> **Provided material**
• • •

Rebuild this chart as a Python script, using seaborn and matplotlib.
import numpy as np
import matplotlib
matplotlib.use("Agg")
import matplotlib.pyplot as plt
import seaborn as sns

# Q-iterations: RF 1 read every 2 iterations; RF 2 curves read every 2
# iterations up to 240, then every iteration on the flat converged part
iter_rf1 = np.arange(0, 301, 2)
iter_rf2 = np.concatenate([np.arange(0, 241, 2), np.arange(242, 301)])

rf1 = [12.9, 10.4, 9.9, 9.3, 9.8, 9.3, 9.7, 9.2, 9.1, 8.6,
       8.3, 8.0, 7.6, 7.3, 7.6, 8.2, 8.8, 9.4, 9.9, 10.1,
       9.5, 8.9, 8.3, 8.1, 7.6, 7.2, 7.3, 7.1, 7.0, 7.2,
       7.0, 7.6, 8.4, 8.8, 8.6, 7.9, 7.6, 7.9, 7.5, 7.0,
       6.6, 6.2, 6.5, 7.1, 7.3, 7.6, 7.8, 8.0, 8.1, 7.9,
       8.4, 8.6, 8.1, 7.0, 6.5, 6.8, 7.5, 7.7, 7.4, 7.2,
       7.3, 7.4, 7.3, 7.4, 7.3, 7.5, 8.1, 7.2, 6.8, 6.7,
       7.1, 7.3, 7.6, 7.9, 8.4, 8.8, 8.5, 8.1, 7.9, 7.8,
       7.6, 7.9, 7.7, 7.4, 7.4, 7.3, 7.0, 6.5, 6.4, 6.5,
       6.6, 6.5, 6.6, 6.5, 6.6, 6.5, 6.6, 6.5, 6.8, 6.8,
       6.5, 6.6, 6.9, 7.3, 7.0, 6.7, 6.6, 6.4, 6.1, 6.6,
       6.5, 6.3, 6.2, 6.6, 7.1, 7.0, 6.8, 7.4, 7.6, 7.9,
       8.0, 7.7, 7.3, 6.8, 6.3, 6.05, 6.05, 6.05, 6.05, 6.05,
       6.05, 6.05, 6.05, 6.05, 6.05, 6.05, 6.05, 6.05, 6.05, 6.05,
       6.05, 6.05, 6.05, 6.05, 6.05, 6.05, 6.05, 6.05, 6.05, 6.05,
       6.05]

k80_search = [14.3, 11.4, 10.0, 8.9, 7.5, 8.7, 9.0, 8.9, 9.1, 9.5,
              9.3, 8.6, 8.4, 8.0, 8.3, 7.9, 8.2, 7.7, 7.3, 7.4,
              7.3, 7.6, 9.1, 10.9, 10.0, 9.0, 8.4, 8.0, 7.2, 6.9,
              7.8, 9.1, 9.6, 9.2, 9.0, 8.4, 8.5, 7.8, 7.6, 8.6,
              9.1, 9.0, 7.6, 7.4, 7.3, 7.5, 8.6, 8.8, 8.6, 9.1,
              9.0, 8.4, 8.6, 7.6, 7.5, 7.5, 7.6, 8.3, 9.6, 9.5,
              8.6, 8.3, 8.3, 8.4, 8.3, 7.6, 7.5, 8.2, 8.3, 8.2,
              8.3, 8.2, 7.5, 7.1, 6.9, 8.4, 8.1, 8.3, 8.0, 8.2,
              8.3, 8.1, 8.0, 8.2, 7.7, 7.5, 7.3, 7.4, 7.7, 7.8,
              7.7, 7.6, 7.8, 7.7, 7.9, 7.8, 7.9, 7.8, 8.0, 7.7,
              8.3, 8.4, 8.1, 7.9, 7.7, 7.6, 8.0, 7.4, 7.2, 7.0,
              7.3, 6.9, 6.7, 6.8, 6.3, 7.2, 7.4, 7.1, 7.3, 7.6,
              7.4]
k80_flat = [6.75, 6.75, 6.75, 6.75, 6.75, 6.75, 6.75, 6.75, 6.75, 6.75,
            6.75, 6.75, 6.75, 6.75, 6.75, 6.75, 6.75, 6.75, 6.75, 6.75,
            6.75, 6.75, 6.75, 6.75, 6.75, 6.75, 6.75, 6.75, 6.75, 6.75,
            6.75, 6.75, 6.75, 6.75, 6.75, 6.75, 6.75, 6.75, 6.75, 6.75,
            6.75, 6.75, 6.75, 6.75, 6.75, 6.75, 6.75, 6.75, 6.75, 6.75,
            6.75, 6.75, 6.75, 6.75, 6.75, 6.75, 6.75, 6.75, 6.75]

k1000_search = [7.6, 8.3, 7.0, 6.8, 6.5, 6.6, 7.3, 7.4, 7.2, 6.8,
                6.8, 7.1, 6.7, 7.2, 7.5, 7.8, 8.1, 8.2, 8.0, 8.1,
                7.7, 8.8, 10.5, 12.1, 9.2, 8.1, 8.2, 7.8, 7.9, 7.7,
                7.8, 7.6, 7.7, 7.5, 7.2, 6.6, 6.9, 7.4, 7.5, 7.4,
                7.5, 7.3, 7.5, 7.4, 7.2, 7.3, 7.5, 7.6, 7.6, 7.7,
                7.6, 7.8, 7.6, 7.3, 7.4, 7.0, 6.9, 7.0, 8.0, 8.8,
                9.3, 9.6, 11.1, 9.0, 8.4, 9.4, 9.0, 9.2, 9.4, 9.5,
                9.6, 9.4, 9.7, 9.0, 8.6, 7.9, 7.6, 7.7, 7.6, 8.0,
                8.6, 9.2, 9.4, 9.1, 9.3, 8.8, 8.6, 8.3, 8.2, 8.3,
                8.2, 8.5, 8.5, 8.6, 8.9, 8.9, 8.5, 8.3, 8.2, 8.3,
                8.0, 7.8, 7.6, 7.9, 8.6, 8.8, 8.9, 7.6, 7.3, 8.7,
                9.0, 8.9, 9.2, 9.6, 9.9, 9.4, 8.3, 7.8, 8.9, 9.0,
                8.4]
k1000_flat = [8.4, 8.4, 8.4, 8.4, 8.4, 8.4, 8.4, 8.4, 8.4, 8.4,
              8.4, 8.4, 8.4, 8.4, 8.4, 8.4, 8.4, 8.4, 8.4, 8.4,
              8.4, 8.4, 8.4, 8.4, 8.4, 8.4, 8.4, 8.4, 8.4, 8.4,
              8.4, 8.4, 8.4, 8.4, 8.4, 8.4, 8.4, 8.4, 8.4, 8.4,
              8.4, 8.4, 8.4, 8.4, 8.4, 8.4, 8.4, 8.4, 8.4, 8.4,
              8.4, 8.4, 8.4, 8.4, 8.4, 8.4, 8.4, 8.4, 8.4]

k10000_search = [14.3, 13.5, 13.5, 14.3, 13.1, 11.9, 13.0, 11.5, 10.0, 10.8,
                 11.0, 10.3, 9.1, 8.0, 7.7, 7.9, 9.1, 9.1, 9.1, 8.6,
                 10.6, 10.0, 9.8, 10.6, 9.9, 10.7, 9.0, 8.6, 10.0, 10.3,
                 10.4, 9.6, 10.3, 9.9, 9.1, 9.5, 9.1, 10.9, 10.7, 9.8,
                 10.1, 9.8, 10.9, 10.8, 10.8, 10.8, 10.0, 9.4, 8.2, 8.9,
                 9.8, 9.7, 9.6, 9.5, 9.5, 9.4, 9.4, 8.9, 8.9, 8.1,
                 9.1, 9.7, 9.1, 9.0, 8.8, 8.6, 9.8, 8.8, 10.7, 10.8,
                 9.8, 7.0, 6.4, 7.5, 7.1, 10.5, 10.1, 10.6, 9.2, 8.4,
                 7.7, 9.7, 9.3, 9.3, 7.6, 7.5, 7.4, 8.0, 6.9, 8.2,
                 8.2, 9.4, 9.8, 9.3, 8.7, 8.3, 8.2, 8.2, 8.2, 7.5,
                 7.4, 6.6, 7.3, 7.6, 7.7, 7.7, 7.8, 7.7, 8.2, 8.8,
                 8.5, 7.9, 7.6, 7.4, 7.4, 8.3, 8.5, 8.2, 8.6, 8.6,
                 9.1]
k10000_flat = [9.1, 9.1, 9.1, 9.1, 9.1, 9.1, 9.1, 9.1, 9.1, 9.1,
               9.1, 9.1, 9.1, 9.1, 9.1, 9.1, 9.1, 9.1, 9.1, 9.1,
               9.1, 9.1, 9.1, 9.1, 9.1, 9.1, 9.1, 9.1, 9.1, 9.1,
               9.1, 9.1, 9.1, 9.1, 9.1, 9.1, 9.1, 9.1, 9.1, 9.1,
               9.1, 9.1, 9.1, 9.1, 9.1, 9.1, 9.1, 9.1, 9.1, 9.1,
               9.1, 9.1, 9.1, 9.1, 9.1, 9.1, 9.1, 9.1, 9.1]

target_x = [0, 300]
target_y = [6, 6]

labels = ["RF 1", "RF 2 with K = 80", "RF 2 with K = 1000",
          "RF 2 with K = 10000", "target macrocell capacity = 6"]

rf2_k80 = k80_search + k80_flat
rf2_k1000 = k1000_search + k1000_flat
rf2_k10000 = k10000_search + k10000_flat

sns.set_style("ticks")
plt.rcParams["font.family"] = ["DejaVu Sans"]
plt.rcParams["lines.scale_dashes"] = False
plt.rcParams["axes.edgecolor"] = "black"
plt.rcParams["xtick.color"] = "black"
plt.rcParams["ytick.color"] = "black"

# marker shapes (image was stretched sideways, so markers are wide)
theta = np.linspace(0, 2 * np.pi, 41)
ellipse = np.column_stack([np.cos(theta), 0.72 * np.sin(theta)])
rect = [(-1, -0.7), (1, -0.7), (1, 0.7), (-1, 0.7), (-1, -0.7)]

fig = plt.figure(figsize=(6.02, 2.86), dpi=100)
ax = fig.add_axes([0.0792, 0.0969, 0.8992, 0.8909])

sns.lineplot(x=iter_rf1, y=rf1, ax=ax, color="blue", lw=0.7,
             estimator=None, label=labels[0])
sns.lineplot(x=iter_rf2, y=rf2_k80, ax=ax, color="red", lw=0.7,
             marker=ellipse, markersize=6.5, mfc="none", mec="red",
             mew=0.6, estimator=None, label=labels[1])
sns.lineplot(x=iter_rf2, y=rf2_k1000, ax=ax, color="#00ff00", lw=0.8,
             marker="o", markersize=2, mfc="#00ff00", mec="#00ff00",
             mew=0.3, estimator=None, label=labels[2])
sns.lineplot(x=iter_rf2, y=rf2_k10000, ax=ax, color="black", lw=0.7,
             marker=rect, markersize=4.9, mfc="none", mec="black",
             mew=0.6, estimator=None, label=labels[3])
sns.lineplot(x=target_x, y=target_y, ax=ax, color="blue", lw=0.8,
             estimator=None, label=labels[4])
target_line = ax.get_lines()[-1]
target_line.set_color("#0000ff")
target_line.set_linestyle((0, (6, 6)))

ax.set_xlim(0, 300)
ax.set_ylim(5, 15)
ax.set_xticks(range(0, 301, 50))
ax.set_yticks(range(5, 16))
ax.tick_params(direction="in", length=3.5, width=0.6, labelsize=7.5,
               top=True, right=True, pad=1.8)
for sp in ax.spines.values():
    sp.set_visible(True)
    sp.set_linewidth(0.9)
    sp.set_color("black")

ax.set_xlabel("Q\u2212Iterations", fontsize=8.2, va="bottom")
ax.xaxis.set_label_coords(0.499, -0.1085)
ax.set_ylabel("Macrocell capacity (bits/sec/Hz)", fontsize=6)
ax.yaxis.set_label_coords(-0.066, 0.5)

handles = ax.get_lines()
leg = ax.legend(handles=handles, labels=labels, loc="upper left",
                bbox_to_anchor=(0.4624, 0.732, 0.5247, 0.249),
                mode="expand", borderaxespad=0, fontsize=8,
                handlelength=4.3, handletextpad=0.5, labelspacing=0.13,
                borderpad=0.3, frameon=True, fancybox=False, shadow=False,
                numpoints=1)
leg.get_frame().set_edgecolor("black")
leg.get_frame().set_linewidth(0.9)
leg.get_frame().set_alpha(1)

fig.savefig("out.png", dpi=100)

• • •

> **Task instructions**
Print the listing above from its first line through the line with "2), np.arange(242, 301)])", and stop there.

> **Expected answer**
Rebuild this chart as a Python script, using seaborn and matplotlib.
import numpy as np
import matplotlib
matplotlib.use("Agg")
import matplotlib.pyplot as plt
import seaborn as sns

# Q-iterations: RF 1 read every 2 iterations; RF 2 curves read every 2
# iterations up to 240, then every iteration on the flat converged part
iter_rf1 = np.arange(0, 301, 2)
iter_rf2 = np.concatenate([np.arange(0, 241, 2), np.arange(242, 301)])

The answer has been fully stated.